- **COLLECTED DATA**:
** begin **
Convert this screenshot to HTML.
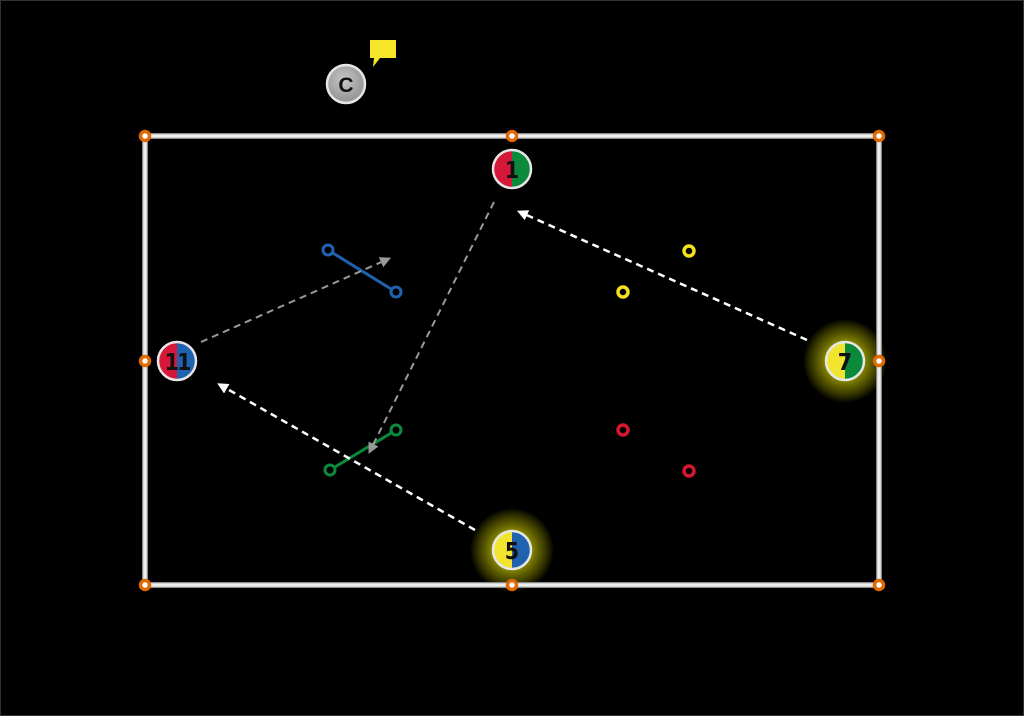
<!DOCTYPE html>
<html><head><meta charset="utf-8"><style>
html,body{margin:0;padding:0;background:#000;}
svg{display:block;}
text{font-family:"Liberation Sans",sans-serif;font-weight:bold;}
.n{font-family:"DejaVu Sans Condensed","Liberation Sans Narrow","Liberation Sans",sans-serif;}
</style></head><body>
<svg width="1024" height="716" viewBox="0 0 1024 716" xmlns="http://www.w3.org/2000/svg">
<defs>
<radialGradient id="glow"><stop offset="0.4" stop-color="#ffff00" stop-opacity="0.6"/><stop offset="0.7" stop-color="#dddd00" stop-opacity="0.35"/><stop offset="1" stop-color="#ffff00" stop-opacity="0"/></radialGradient>
<radialGradient id="cg" cx="0.45" cy="0.4"><stop offset="0" stop-color="#c8c8c8"/><stop offset="1" stop-color="#9a9a9a"/></radialGradient>
<marker id="ag" viewBox="0 0 10 10" refX="5" refY="5" markerWidth="11" markerHeight="11" markerUnits="userSpaceOnUse" orient="auto"><path d="M0,0L10,5L0,10z" fill="#999"/></marker>
<marker id="aw" viewBox="0 0 10 10" refX="5" refY="5" markerWidth="11" markerHeight="11" markerUnits="userSpaceOnUse" orient="auto"><path d="M0,0L10,5L0,10z" fill="#fff"/></marker>
</defs>
<rect x="0.5" y="0.5" width="1023" height="715" fill="#000" stroke="#333"/>
<circle cx="845" cy="361" r="42" fill="url(#glow)"/>
<circle cx="512" cy="550" r="42" fill="url(#glow)"/>
<rect x="145" y="136" width="734" height="449" fill="none" stroke="#888" stroke-width="6"/>
<rect x="145" y="136" width="734" height="449" fill="none" stroke="#eee" stroke-width="3.5"/>
<g fill="#fff" stroke="#e06a00" stroke-width="3.5">
<circle cx="145" cy="136" r="4.5"/><circle cx="512" cy="136" r="4.5"/><circle cx="879" cy="136" r="4.5"/>
<circle cx="145" cy="361" r="4.5"/><circle cx="879" cy="361" r="4.5"/>
<circle cx="145" cy="585" r="4.5"/><circle cx="512" cy="585" r="4.5"/><circle cx="879" cy="585" r="4.5"/>
</g>
<line x1="328" y1="250" x2="396" y2="292" stroke="#1f62b0" stroke-width="3"/>
<circle cx="328" cy="250" r="5" fill="#000" stroke="#1f62b0" stroke-width="3"/>
<circle cx="396" cy="292" r="5" fill="#000" stroke="#1f62b0" stroke-width="3"/>
<line x1="330" y1="470" x2="396" y2="430" stroke="#0b8a3c" stroke-width="3"/>
<circle cx="330" cy="470" r="5" fill="#000" stroke="#0b8a3c" stroke-width="3"/>
<circle cx="396" cy="430" r="5" fill="#000" stroke="#0b8a3c" stroke-width="3"/>
<g fill="#000" stroke-width="3.5">
<circle cx="689" cy="251" r="5" stroke="#f2e21b"/><circle cx="623" cy="292" r="5" stroke="#f2e21b"/>
<circle cx="623" cy="430" r="5" stroke="#d5182f"/><circle cx="689" cy="471" r="5" stroke="#d5182f"/>
</g>
<line x1="201" y1="342" x2="386" y2="260" stroke="#999" stroke-width="2" stroke-dasharray="7,5" marker-end="url(#ag)"/>
<line x1="494" y1="202" x2="371" y2="449" stroke="#999" stroke-width="2" stroke-dasharray="7,5" marker-end="url(#ag)"/>
<line x1="807" y1="340" x2="522" y2="213" stroke="#fff" stroke-width="2.5" stroke-dasharray="7,5" marker-end="url(#aw)"/>
<line x1="475" y1="530" x2="222" y2="386" stroke="#fff" stroke-width="2.5" stroke-dasharray="7,5" marker-end="url(#aw)"/>
<circle cx="346" cy="84" r="19" fill="url(#cg)" stroke="#e6e6e6" stroke-width="2.5"/>
<text x="346" y="92" font-size="21" text-anchor="middle" fill="#111">C</text>
<path d="M370,40H396V58H380L373,67L374,58H370Z" fill="#f7e52a"/>
<g>
<path d="M512,150A19,19 0 0 0 512,188Z" fill="#d5183a"/><path d="M512,150A19,19 0 0 1 512,188Z" fill="#0b8a3c"/>
<circle cx="512" cy="169" r="19" fill="none" stroke="#e6e6e6" stroke-width="2.5"/>
<text class="n" x="512" y="178" font-size="23" text-anchor="middle" fill="#111">1</text>
</g>
<g>
<path d="M177,342A19,19 0 0 0 177,380Z" fill="#d5183a"/><path d="M177,342A19,19 0 0 1 177,380Z" fill="#1f62b0"/>
<circle cx="177" cy="361" r="19" fill="none" stroke="#e6e6e6" stroke-width="2.5"/>
<text class="n" x="177" y="370" font-size="23" text-anchor="middle" fill="#111" letter-spacing="-2">11</text>
</g>
<g>
<path d="M845,342A19,19 0 0 0 845,380Z" fill="#f2e530"/><path d="M845,342A19,19 0 0 1 845,380Z" fill="#0b8a3c"/>
<circle cx="845" cy="361" r="19" fill="none" stroke="#e6e6e6" stroke-width="2.5"/>
<text class="n" x="845" y="370" font-size="23" text-anchor="middle" fill="#111">7</text>
</g>
<g>
<path d="M512,531A19,19 0 0 0 512,569Z" fill="#f2e530"/><path d="M512,531A19,19 0 0 1 512,569Z" fill="#1f62b0"/>
<circle cx="512" cy="550" r="19" fill="none" stroke="#e6e6e6" stroke-width="2.5"/>
<text class="n" x="512" y="559" font-size="23" text-anchor="middle" fill="#111">5</text>
</g>
</svg>
</body></html>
** end **
Make an exact copy of the listing above. Do not include the pictures.

- **EXPECTED ANSWER**:
Convert this screenshot to HTML.
<!DOCTYPE html>
<html><head><meta charset="utf-8"><style>
html,body{margin:0;padding:0;background:#000;}
svg{display:block;}
text{font-family:"Liberation Sans",sans-serif;font-weight:bold;}
.n{font-family:"DejaVu Sans Condensed","Liberation Sans Narrow","Liberation Sans",sans-serif;}
</style></head><body>
<svg width="1024" height="716" viewBox="0 0 1024 716" xmlns="http://www.w3.org/2000/svg">
<defs>
<radialGradient id="glow"><stop offset="0.4" stop-color="#ffff00" stop-opacity="0.6"/><stop offset="0.7" stop-color="#dddd00" stop-opacity="0.35"/><stop offset="1" stop-color="#ffff00" stop-opacity="0"/></radialGradient>
<radialGradient id="cg" cx="0.45" cy="0.4"><stop offset="0" stop-color="#c8c8c8"/><stop offset="1" stop-color="#9a9a9a"/></radialGradient>
<marker id="ag" viewBox="0 0 10 10" refX="5" refY="5" markerWidth="11" markerHeight="11" markerUnits="userSpaceOnUse" orient="auto"><path d="M0,0L10,5L0,10z" fill="#999"/></marker>
<marker id="aw" viewBox="0 0 10 10" refX="5" refY="5" markerWidth="11" markerHeight="11" markerUnits="userSpaceOnUse" orient="auto"><path d="M0,0L10,5L0,10z" fill="#fff"/></marker>
</defs>
<rect x="0.5" y="0.5" width="1023" height="715" fill="#000" stroke="#333"/>
<circle cx="845" cy="361" r="42" fill="url(#glow)"/>
<circle cx="512" cy="550" r="42" fill="url(#glow)"/>
<rect x="145" y="136" width="734" height="449" fill="none" stroke="#888" stroke-width="6"/>
<rect x="145" y="136" width="734" height="449" fill="none" stroke="#eee" stroke-width="3.5"/>
<g fill="#fff" stroke="#e06a00" stroke-width="3.5">
<circle cx="145" cy="136" r="4.5"/><circle cx="512" cy="136" r="4.5"/><circle cx="879" cy="136" r="4.5"/>
<circle cx="145" cy="361" r="4.5"/><circle cx="879" cy="361" r="4.5"/>
<circle cx="145" cy="585" r="4.5"/><circle cx="512" cy="585" r="4.5"/><circle cx="879" cy="585" r="4.5"/>
</g>
<line x1="328" y1="250" x2="396" y2="292" stroke="#1f62b0" stroke-width="3"/>
<circle cx="328" cy="250" r="5" fill="#000" stroke="#1f62b0" stroke-width="3"/>
<circle cx="396" cy="292" r="5" fill="#000" stroke="#1f62b0" stroke-width="3"/>
<line x1="330" y1="470" x2="396" y2="430" stroke="#0b8a3c" stroke-width="3"/>
<circle cx="330" cy="470" r="5" fill="#000" stroke="#0b8a3c" stroke-width="3"/>
<circle cx="396" cy="430" r="5" fill="#000" stroke="#0b8a3c" stroke-width="3"/>
<g fill="#000" stroke-width="3.5">
<circle cx="689" cy="251" r="5" stroke="#f2e21b"/><circle cx="623" cy="292" r="5" stroke="#f2e21b"/>
<circle cx="623" cy="430" r="5" stroke="#d5182f"/><circle cx="689" cy="471" r="5" stroke="#d5182f"/>
</g>
<line x1="201" y1="342" x2="386" y2="260" stroke="#999" stroke-width="2" stroke-dasharray="7,5" marker-end="url(#ag)"/>
<line x1="494" y1="202" x2="371" y2="449" stroke="#999" stroke-width="2" stroke-dasharray="7,5" marker-end="url(#ag)"/>
<line x1="807" y1="340" x2="522" y2="213" stroke="#fff" stroke-width="2.5" stroke-dasharray="7,5" marker-end="url(#aw)"/>
<line x1="475" y1="530" x2="222" y2="386" stroke="#fff" stroke-width="2.5" stroke-dasharray="7,5" marker-end="url(#aw)"/>
<circle cx="346" cy="84" r="19" fill="url(#cg)" stroke="#e6e6e6" stroke-width="2.5"/>
<text x="346" y="92" font-size="21" text-anchor="middle" fill="#111">C</text>
<path d="M370,40H396V58H380L373,67L374,58H370Z" fill="#f7e52a"/>
<g>
<path d="M512,150A19,19 0 0 0 512,188Z" fill="#d5183a"/><path d="M512,150A19,19 0 0 1 512,188Z" fill="#0b8a3c"/>
<circle cx="512" cy="169" r="19" fill="none" stroke="#e6e6e6" stroke-width="2.5"/>
<text class="n" x="512" y="178" font-size="23" text-anchor="middle" fill="#111">1</text>
</g>
<g>
<path d="M177,342A19,19 0 0 0 177,380Z" fill="#d5183a"/><path d="M177,342A19,19 0 0 1 177,380Z" fill="#1f62b0"/>
<circle cx="177" cy="361" r="19" fill="none" stroke="#e6e6e6" stroke-width="2.5"/>
<text class="n" x="177" y="370" font-size="23" text-anchor="middle" fill="#111" letter-spacing="-2">11</text>
</g>
<g>
<path d="M845,342A19,19 0 0 0 845,380Z" fill="#f2e530"/><path d="M845,342A19,19 0 0 1 845,380Z" fill="#0b8a3c"/>
<circle cx="845" cy="361" r="19" fill="none" stroke="#e6e6e6" stroke-width="2.5"/>
<text class="n" x="845" y="370" font-size="23" text-anchor="middle" fill="#111">7</text>
</g>
<g>
<path d="M512,531A19,19 0 0 0 512,569Z" fill="#f2e530"/><path d="M512,531A19,19 0 0 1 512,569Z" fill="#1f62b0"/>
<circle cx="512" cy="550" r="19" fill="none" stroke="#e6e6e6" stroke-width="2.5"/>
<text class="n" x="512" y="559" font-size="23" text-anchor="middle" fill="#111">5</text>
</g>
</svg>
</body></html>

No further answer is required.